Il y a comme une urgence dans cette rentrée, dont Diptyk se fait l’écho dans un numéro très enthousiaste. Une urgence à accrocher un wagon au train lancé de l’art contemporain mondialisé : celui de l’Afrique dans toute sa force, sa sève, sa créativité, son génie aussi.
Début octobre, c’est la 1:54 Contemporary African Art Fair qui ouvre le bal en reprenant ses marques à Londres avec une 4e édition agrandie et renforcée. On y attend la fine fleur de l’art africain bankable avec des galeries et des artistes du monde entier, dont le Maroc. À peine quelques semaines plus tard, une première édition d’AKAA Art Fair (Also Known As Africa, un titre bien trouvé), essaiera à Paris de prouver que le marché africain n’est pas cantonné à Londres ni à New York, premières places financières à avoir senti ce vent chaud et fertile qui venait du sud.

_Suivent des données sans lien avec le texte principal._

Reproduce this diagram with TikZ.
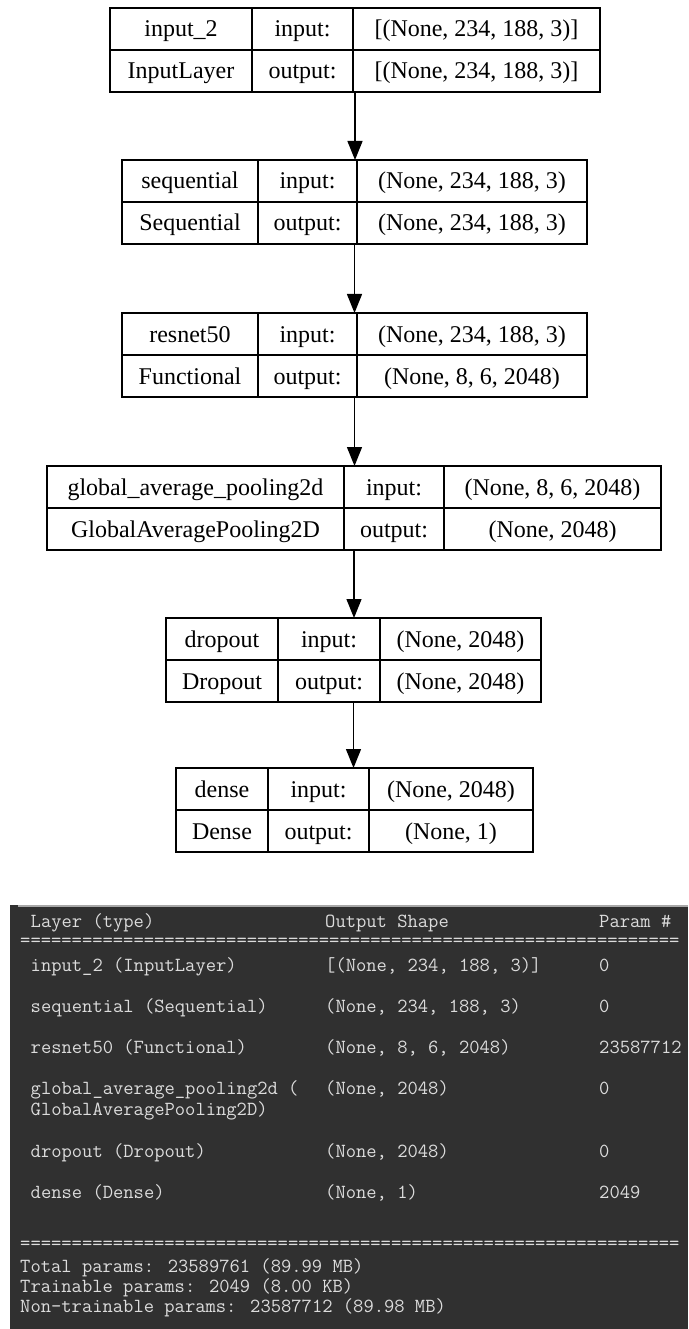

Cependant, si l’art contemporain africain est la coqueluche du marché, cet arbre au feuillage touffu ne doit pas cacher la forêt : ces artistes, venus d’un continent où ils ont leurs puissantes racines et dont ils tirent la légitimité de leur discours, ne sont pas là uniquement pour leur potentiel spéculatif ou leur désirabilité sur un marché qui digère vite ses effets de mode. Ce sont également eux qui, en irrigant leur travail des problématiques identitaires qui déchirent les sociétés occidentales, sont nommés aux plus hautes distinctions des institutions européennes. Ainsi, cette année, le Prix Marcel Duchamp, décerné chaque année à Paris au moment de la FIAC et qui distingue depuis 2000 un artiste issu de la scène hexagonale, a nommé quatre artistes dont trois issus de la diaspora (nord-)africaine : Kader Attia, Yto Barrada et Barthélémy Toguo. «Nous choisissons des artistes qui correspondent le plus à ce que nous pensons être l’esprit de l’époque», souligne le président de l’Adiaf, Gilles Fuchs. L’esprit de l’époque ? Ce doit être de redessiner une mappemonde où l’Afrique serait le centre du monde.
On n’oublie pas que c’est en Afrique (du Nord) que se joue, en préambule de la saison, une étape-clé de la destinée de la planète avec une COP22 à Marrakech où se discutera l’avenir des pays en voie de développement et leur capacité à choisir un autre modèle de croissance. Car il faut imaginer une planète où l’Afrique, soudain, prenne son destin en main. À Marrakech, en marge de la COP, comme une alternative magistrale au discours scientifique, vous pourrez suivre les artistes et leur « Essentiel paysage » dans une exposition montée par Brahim Alaoui. Des images puissantes, violentes parfois, pour sensibiliser au réchauffement climatique, à la surexploitation des ressources naturelles et aux dangers du consumérisme.